Some party supporters in Awka, Anambra State, said the implication of the ruling is that the party would never congregate for any activity until the suit is determined. “For a party that has remained in crisis since its foundation, this might not be strange”, a member of the party in Awka said. 

But the trouble with APGA is just its sit-tight leadership. There have been disagreements between Peter Obi Anambra State governor and Umeh over the control of the party’s machinery, nominations and appointments to party positions like the office of the state chairmen and local government chairmen. Obi also alleged that Umeh embezzled N20 million monthly subventions he received to run the party.

But to some party members, there is no crisis in APGA. William Obiora, secretary, All Progressive Grand Alliance, Anambra, State chapter, said all is well in the party. “There is no problem with APGA and even if there was, any, we don’t see it as something that will affect the affairs of the party. Our governor is in good terms with Umeh, it’s only those who are working to drag the party and the entire Igbo race to the mud who took our chairman to court. Their entire plan is to destroy APGA but we will never allow them to achieve it,” he said.

Some party faithfuls are also insinuating that the Peoples Democratic Party, PDP, may be working to destroy the party. Perhaps, Sullivan Chime, Enugu State governor, thinks the death of APGA is a matter of time. He said while receiving the South East zonal leadership of the PDP, in Enugu, early this year that he was confident that the final death knell on APGA’s coffin would be in 2015. According to Chime, APGA has no succession plans.

The party’s faithful insists that the current upheavals in the party were being instigated by the PDP to stall it from being used as a platform for a presidential candidate of Igbo extraction in 2015. In view of the present scenario, more questions are being raised regarding APGA’s capacity to overcome its travails and still offer a veritable platform for the realisation of an Igbo presidential aspiration in 2015.

Victor Umeh
Victor Umeh

The confusion in APGA is made worse by Governor Obi’s open endorsement of President Goodluck Jonathan’s second term bid, contrary to Ndigbo’s posture of producing a president in 2015. Ndigbo had supported the President in 2011 and expect a pay back in 2015. Ugwunze Campbell, APGA’s director of research and planning, said if Obi is now supporting a PDP candidate in 2015, then he should have resigned his membership of the APGA first. “And he cannot be talking about the progress of APGA and working for the promotion of the ambition of a PDP president in 2015”, he said.

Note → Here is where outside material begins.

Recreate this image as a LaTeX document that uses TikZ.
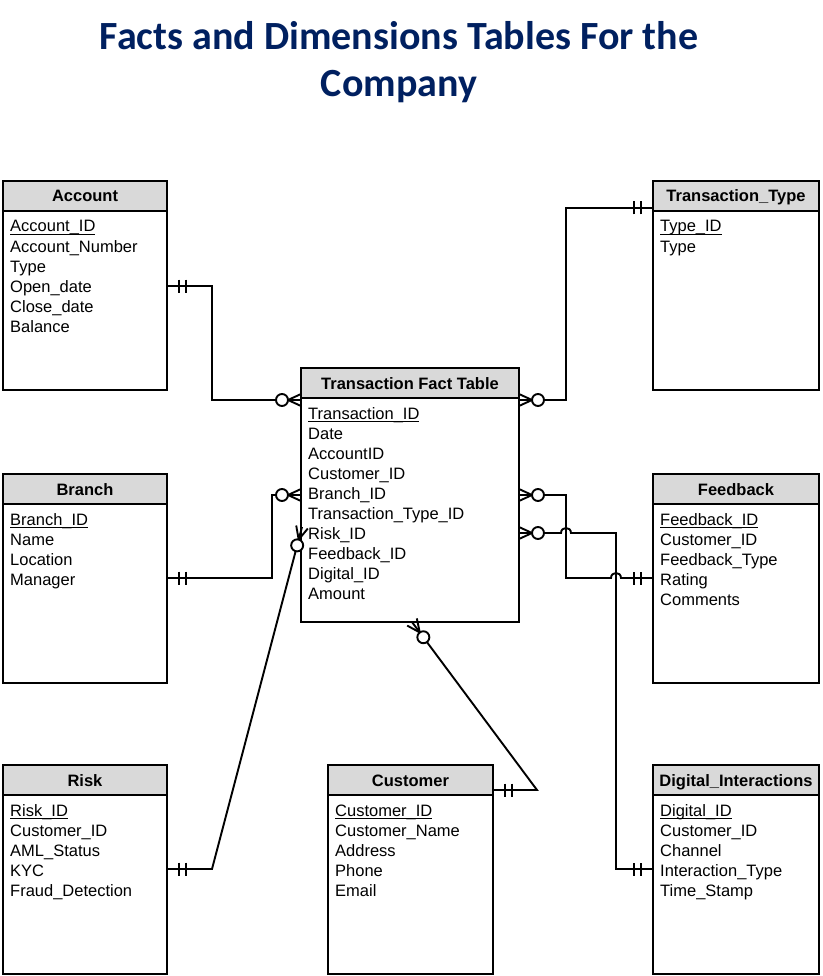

According to Maxi Okwu, former deputy national chairman of the party, the situation in APGA was an unfortunate one and has dwarfed the intentions of those, who propagated the idea as well as set in reverse gear, the political aspirations of Ndigbo. “The APGA story is an unfortunate one and I make bold to say that it began right from the formation of the party. We wanted to have a regional platform that we can call our own and which we will use to negotiate for the future, but it has turned into another thing. This is the third phase of the struggle within APGA, the first was the Okorie expulsion, second was the expulsion of certain other members, then the Masalla –Umeh tussle. This is outside the one of Peter Obi and Umeh,” he said.

Okwu, however, said that the PDP and the judiciary should not be removed from the problems APGA was facing, stressing that the move to ensure that Ndigbo was perpetually kept down had always been the issue. All the efforts to reach Umeh by RealNews magazine to react to the allegations proved abortive.

When the party was registered on June 24, 2002, it was seen as a political platform for the South East zone to negotiate for political power at the centre with a stronghold in the zone. It was set to prove this a year later during the 2003 elections. It made an impressive outing with the late Dim Chukwuemeka Odumegwu-Ojukwu as its presidential candidate. The party finished fourth in the presidential election.

Although, the party failed to win any office at the state level that year, its candidates in the five states of the South East, came second. But the case of Anambra, which it took to the election tribunal later, became fruitful as the Appeal Court pronounced Peter Obi the winner of the governorship election.

Since the registration of the party, however, it is yet to fulfil the desires and aspirations of those who nursed the dream owing to its crisis. The first in the series of the crises was the leadership tussle, which broke out over the expulsion of its founder, Chekwas Okorie, accused of financial mismanagement. Those who championed that onslaught alleged it robbed the party of victory in the 2003 elections.

Okorie went to court and challenged all the decisions taken against him. The several court cases lasted till last year when the court ruling ratified his expulsion. Okorie left and announced that he was taking away with him the spirit of the party and leaving the carcass for Umeh.

Soon after, another national crisis developed as Sadiq Masalla led group announced the expulsion of Umeh and the party’s secretary, Sani Shinkafi. They were accused of several wrong doings, which had impacted negatively on the party.

The gladiators returned to court and by a Federal High Court pronouncement in Abuja, Masalla and others were checked. However, while the Masalla battle subsided, the Enugu matter, which is now worrying the party and breeding further factions, erupted.